» What the task requires:
Reproduce every line of the material below, but drop the pictures.

» Source excerpt:

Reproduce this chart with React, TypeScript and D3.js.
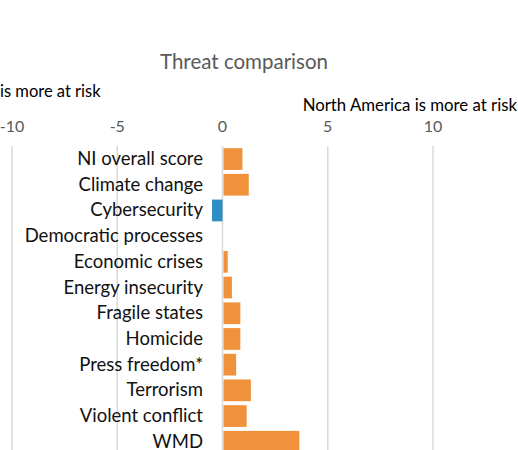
import React from "react";
import * as d3 from "d3";

const categories = [
  "NI overall score",
  "Climate change",
  "Cybersecurity",
  "Democratic processes",
  "Economic crises",
  "Energy insecurity",
  "Fragile states",
  "Homicide",
  "Press freedom*",
  "Terrorism",
  "Violent conflict",
  "WMD",
];
const values = [0.9, 1.2, -0.5, 0, 0.2, 0.4, 0.8, 0.8, 0.6, 1.3, 1.1, 3.6];
const tickValues = [-10, -5, 0, 5, 10];
const title = "Threat comparison";
const leftNote = "is more at risk";
const rightNote = "North America is more at risk";

const W = 518;
const H = 450;
const FONT = "Lato, 'Open Sans', sans-serif";
const ORANGE = "#F0913B";
const BLUE = "#2E8DC3";

export default function App() {
  const x = d3.scaleLinear().domain([-10, 10]).range([12, 433]);
  const step = 25.7;
  const y = d3
    .scaleBand<string>()
    .domain(categories)
    .range([146.2, 146.2 + categories.length * step])
    .paddingInner(0.155)
    .paddingOuter(0.0775);

  return (
    <svg
      width={W}
      height={H}
      style={{ position: "absolute", left: 0, top: 0, background: "#fff" }}
      fontFamily={FONT}
    >
      <rect x={0} y={0} width={W} height={H} fill="#fff" />
      <text x={244} y={69} textAnchor="middle" fontSize={20.5} fill="#595959">
        {title}
      </text>
      <text x={0} y={97} fontSize={16.5} fill="#000">
        {leftNote}
      </text>
      <text x={517} y={111} textAnchor="end" fontSize={16.8} fill="#000">
        {rightNote}
      </text>
      {tickValues.map((t) => (
        <g key={t}>
          <text x={x(t)} y={132} textAnchor="middle" fontSize={16} fill="#595959">
            {t}
          </text>
          <line x1={x(t)} x2={x(t)} y1={146} y2={H} stroke="#d9d9d9" strokeWidth={1.5} />
        </g>
      ))}
      {categories.map((c, i) => {
        const v = values[i];
        const y0 = y(c)!;
        return (
          <g key={c}>
            <rect
              x={Math.min(x(0), x(v)) + (v >= 0 ? 1 : 0)}
              y={y0}
              width={Math.abs(x(v) - x(0))}
              height={y.bandwidth()}
              fill={v >= 0 ? ORANGE : BLUE}
            />
            <text
              x={203}
              y={y0 + y.bandwidth() / 2 + 6}
              textAnchor="end"
              fontSize={18.5}
              fill="#111"
            >
              {c}
            </text>
          </g>
        );
      })}
    </svg>
  );
}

» The output:
Reproduce this chart with React, TypeScript and D3.js.
import React from "react";
import * as d3 from "d3";

const categories = [
  "NI overall score",
  "Climate change",
  "Cybersecurity",
  "Democratic processes",
  "Economic crises",
  "Energy insecurity",
  "Fragile states",
  "Homicide",
  "Press freedom*",
  "Terrorism",
  "Violent conflict",
  "WMD",
];
const values = [0.9, 1.2, -0.5, 0, 0.2, 0.4, 0.8, 0.8, 0.6, 1.3, 1.1, 3.6];
const tickValues = [-10, -5, 0, 5, 10];
const title = "Threat comparison";
const leftNote = "is more at risk";
const rightNote = "North America is more at risk";

const W = 518;
const H = 450;
const FONT = "Lato, 'Open Sans', sans-serif";
const ORANGE = "#F0913B";
const BLUE = "#2E8DC3";

export default function App() {
  const x = d3.scaleLinear().domain([-10, 10]).range([12, 433]);
  const step = 25.7;
  const y = d3
    .scaleBand<string>()
    .domain(categories)
    .range([146.2, 146.2 + categories.length * step])
    .paddingInner(0.155)
    .paddingOuter(0.0775);

  return (
    <svg
      width={W}
      height={H}
      style={{ position: "absolute", left: 0, top: 0, background: "#fff" }}
      fontFamily={FONT}
    >
      <rect x={0} y={0} width={W} height={H} fill="#fff" />
      <text x={244} y={69} textAnchor="middle" fontSize={20.5} fill="#595959">
        {title}
      </text>
      <text x={0} y={97} fontSize={16.5} fill="#000">
        {leftNote}
      </text>
      <text x={517} y={111} textAnchor="end" fontSize={16.8} fill="#000">
        {rightNote}
      </text>
      {tickValues.map((t) => (
        <g key={t}>
          <text x={x(t)} y={132} textAnchor="middle" fontSize={16} fill="#595959">
            {t}
          </text>
          <line x1={x(t)} x2={x(t)} y1={146} y2={H} stroke="#d9d9d9" strokeWidth={1.5} />
        </g>
      ))}
      {categories.map((c, i) => {
        const v = values[i];
        const y0 = y(c)!;
        return (
          <g key={c}>
            <rect
              x={Math.min(x(0), x(v)) + (v >= 0 ? 1 : 0)}
              y={y0}
              width={Math.abs(x(v) - x(0))}
              height={y.bandwidth()}
              fill={v >= 0 ? ORANGE : BLUE}
            />
            <text
              x={203}
              y={y0 + y.bandwidth() / 2 + 6}
              textAnchor="end"
              fontSize={18.5}
              fill="#111"
            >
              {c}
            </text>
          </g>
        );
      })}
    </svg>
  );
}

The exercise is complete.